The deficit will be 3.4% deeper than the last forecast, at almost 12 million bags for the 2021-22 season that starts in October in most countries, the coffee unit of commodities trader ED&F Man Holdings Ltd., said in a report seen by Bloomberg. That’s an all-time high and reverses a surplus the previous year.
Coffee prices have surged 49% this year as dry weather hurt output in Brazil, the world’s largest producer, while frost is curbing potential for next year’s harvest. On top of that, the coronavirus has hit supply chains, leaving some of the world’s biggest coffee-consuming regions relying on stockpiles.

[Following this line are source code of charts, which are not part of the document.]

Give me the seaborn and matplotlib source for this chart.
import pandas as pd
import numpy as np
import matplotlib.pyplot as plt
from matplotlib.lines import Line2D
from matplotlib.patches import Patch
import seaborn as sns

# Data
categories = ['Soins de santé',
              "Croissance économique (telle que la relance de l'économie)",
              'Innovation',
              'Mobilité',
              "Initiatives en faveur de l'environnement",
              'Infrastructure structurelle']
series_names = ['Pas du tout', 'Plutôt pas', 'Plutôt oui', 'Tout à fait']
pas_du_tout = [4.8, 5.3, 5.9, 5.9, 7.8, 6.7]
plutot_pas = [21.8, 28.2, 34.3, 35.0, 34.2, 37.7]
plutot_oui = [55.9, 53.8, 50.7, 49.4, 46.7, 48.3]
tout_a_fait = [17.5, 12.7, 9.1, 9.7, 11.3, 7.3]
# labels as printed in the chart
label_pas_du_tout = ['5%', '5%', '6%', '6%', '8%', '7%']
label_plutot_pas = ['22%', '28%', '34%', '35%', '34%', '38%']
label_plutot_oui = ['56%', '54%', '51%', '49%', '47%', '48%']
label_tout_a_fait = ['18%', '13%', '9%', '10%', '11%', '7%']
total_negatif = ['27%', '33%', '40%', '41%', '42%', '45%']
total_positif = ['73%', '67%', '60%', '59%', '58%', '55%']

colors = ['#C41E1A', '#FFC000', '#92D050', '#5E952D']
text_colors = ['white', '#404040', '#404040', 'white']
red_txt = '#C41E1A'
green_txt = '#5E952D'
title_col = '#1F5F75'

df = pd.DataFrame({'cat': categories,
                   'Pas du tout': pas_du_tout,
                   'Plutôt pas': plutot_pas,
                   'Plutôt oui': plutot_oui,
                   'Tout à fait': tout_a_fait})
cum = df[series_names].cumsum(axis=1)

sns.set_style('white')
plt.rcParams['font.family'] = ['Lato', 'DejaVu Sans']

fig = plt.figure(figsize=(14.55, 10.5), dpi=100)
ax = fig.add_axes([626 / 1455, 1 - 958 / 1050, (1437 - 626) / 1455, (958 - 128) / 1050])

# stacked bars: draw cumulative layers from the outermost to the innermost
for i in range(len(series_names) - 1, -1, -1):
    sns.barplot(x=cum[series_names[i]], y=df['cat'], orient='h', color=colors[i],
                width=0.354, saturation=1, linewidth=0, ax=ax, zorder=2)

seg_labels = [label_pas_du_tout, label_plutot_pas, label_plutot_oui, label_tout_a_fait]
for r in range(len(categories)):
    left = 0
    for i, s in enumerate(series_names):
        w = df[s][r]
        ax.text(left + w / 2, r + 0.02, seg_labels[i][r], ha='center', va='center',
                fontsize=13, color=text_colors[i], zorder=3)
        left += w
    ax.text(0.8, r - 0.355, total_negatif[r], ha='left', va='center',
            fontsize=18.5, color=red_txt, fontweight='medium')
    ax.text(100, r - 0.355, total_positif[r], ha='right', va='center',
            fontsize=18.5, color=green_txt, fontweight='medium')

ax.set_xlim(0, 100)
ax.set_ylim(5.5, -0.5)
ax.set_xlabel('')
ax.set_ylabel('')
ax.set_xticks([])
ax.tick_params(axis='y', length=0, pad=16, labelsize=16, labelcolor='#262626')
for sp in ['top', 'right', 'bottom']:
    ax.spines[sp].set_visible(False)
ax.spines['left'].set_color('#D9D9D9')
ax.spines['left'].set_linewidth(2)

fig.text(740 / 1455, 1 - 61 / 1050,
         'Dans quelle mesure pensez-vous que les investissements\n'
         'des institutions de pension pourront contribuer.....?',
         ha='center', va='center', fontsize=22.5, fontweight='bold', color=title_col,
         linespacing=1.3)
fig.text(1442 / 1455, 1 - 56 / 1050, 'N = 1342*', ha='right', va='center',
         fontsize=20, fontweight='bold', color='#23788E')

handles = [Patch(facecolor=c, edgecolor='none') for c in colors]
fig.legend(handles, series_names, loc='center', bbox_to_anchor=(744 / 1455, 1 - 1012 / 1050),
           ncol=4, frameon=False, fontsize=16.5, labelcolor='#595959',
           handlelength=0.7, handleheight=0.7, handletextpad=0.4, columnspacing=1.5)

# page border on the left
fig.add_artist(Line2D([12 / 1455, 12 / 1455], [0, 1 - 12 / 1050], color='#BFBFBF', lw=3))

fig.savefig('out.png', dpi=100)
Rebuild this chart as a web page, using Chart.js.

“A tragic rise in global Covid-19 cases driven by the delta variant has further upended container shipping,” Volcafe said. “This, together with extreme weather across Brazil’s arabica regions, added to the record global coffee deficit, has culminated in futures prices reaching multiyear highs.”
Arabica output in Brazil -- already expected to decline as trees enter the lower-yielding half of a two-year cycle -- will be 30.9 million bags due to dry weather, Volcafe forecasts. That’s 2.1 million bags lower than a previous forecast and the smallest crop in 14 years. A bag of coffee weighs 60 kilograms, or 132 pounds.
The dry weather has also curbed the potential of next year’s output by almost 5 million bags, while frost damaged another 4 million bags, the trader said. All of that leaves Brazil with a potential arabica crop of 45 million bags for next year.
Coffee demand is expected to rise 1.5% in the season that starts in October, below the long-term average of 2.4%, according to the report. Still, stockpiles will be drawn down in consuming countries due to the container crisis.
“The worsening container shipping situation is challenging supply chains across key coffee trade routes, resulting in a faster draw in destination stocks,” Volcafe said.